Copy the records below word for word, from the first line through the line that contains "bg.set_ylim(0, 1)", and leave out any pictures.

* **RECORDS SUPPLIED**
^^^^^^^^^^^^^^^^

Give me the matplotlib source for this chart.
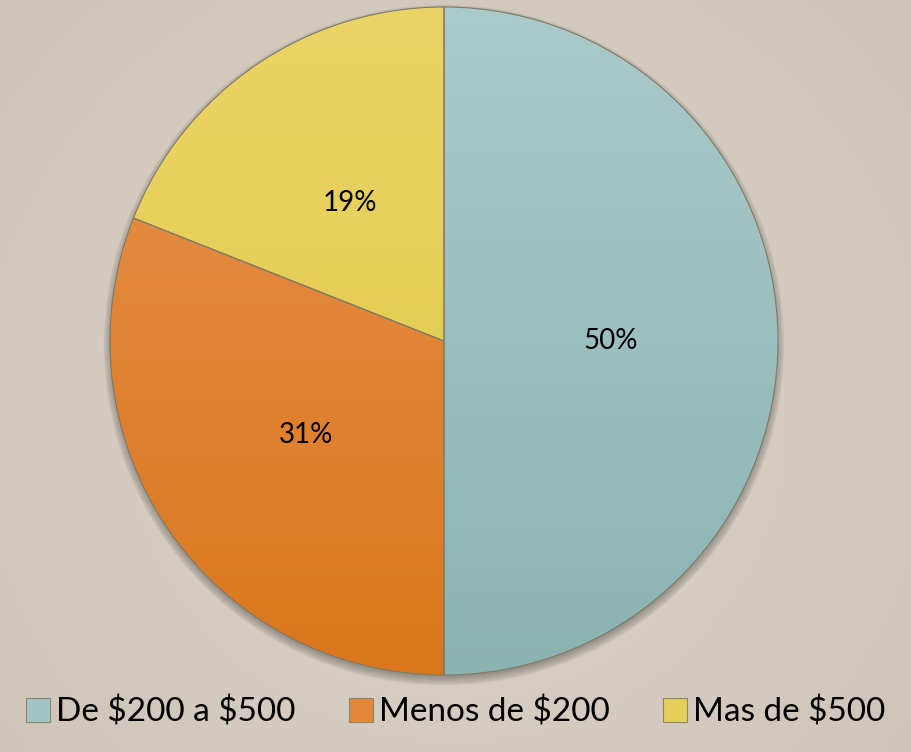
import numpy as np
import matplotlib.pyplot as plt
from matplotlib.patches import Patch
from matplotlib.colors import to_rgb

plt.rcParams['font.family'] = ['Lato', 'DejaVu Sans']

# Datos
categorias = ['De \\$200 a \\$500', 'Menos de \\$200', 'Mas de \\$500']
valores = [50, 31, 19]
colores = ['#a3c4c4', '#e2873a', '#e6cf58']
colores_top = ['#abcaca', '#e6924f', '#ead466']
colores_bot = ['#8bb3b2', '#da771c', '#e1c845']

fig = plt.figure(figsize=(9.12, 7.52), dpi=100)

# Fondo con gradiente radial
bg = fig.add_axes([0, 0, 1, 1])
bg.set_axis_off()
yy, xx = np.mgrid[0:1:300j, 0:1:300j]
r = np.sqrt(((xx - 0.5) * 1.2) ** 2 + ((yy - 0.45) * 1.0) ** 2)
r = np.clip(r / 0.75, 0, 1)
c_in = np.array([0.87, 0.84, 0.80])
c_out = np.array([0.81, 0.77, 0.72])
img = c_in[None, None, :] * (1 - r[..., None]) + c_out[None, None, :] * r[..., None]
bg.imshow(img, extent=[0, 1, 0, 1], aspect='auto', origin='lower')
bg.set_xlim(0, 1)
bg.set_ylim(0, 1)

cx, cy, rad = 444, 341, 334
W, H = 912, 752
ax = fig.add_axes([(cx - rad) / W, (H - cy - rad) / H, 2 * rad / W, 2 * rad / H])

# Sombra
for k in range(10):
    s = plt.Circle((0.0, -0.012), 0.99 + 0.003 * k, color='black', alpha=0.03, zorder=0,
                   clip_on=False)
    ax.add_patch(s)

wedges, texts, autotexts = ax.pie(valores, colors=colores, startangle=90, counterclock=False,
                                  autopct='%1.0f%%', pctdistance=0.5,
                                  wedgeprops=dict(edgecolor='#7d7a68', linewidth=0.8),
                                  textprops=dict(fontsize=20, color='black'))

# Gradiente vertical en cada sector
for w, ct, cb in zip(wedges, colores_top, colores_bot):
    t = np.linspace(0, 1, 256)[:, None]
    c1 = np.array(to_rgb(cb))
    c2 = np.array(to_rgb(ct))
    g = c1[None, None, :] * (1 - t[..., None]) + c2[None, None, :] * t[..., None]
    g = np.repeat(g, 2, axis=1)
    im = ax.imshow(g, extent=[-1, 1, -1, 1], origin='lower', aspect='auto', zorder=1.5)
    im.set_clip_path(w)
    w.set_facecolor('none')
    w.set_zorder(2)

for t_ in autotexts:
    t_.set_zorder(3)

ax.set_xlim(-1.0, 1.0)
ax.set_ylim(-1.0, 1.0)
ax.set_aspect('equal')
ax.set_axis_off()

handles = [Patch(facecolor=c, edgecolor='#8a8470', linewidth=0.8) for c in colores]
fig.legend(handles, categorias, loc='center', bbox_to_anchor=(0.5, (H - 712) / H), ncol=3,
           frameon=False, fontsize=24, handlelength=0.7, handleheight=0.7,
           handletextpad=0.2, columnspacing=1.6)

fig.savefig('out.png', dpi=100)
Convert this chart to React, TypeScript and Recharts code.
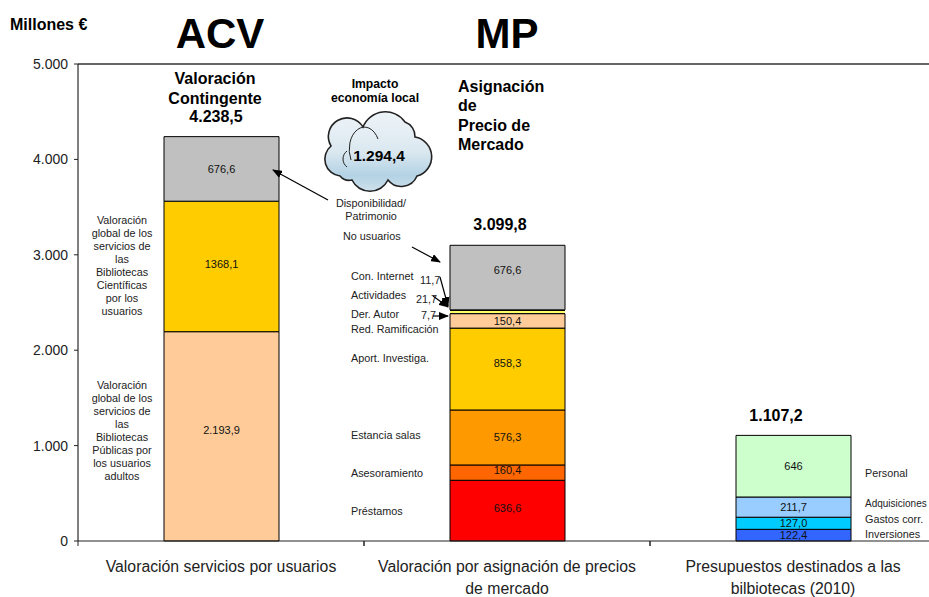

^^^^^^^^^^^^^^^^

* **TASK OUTPUT**
Give me the matplotlib source for this chart.
import numpy as np
import matplotlib.pyplot as plt
from matplotlib.patches import Patch
from matplotlib.colors import to_rgb

plt.rcParams['font.family'] = ['Lato', 'DejaVu Sans']

# Datos
categorias = ['De \\$200 a \\$500', 'Menos de \\$200', 'Mas de \\$500']
valores = [50, 31, 19]
colores = ['#a3c4c4', '#e2873a', '#e6cf58']
colores_top = ['#abcaca', '#e6924f', '#ead466']
colores_bot = ['#8bb3b2', '#da771c', '#e1c845']

fig = plt.figure(figsize=(9.12, 7.52), dpi=100)

# Fondo con gradiente radial
bg = fig.add_axes([0, 0, 1, 1])
bg.set_axis_off()
yy, xx = np.mgrid[0:1:300j, 0:1:300j]
r = np.sqrt(((xx - 0.5) * 1.2) ** 2 + ((yy - 0.45) * 1.0) ** 2)
r = np.clip(r / 0.75, 0, 1)
c_in = np.array([0.87, 0.84, 0.80])
c_out = np.array([0.81, 0.77, 0.72])
img = c_in[None, None, :] * (1 - r[..., None]) + c_out[None, None, :] * r[..., None]
bg.imshow(img, extent=[0, 1, 0, 1], aspect='auto', origin='lower')
bg.set_xlim(0, 1)
bg.set_ylim(0, 1)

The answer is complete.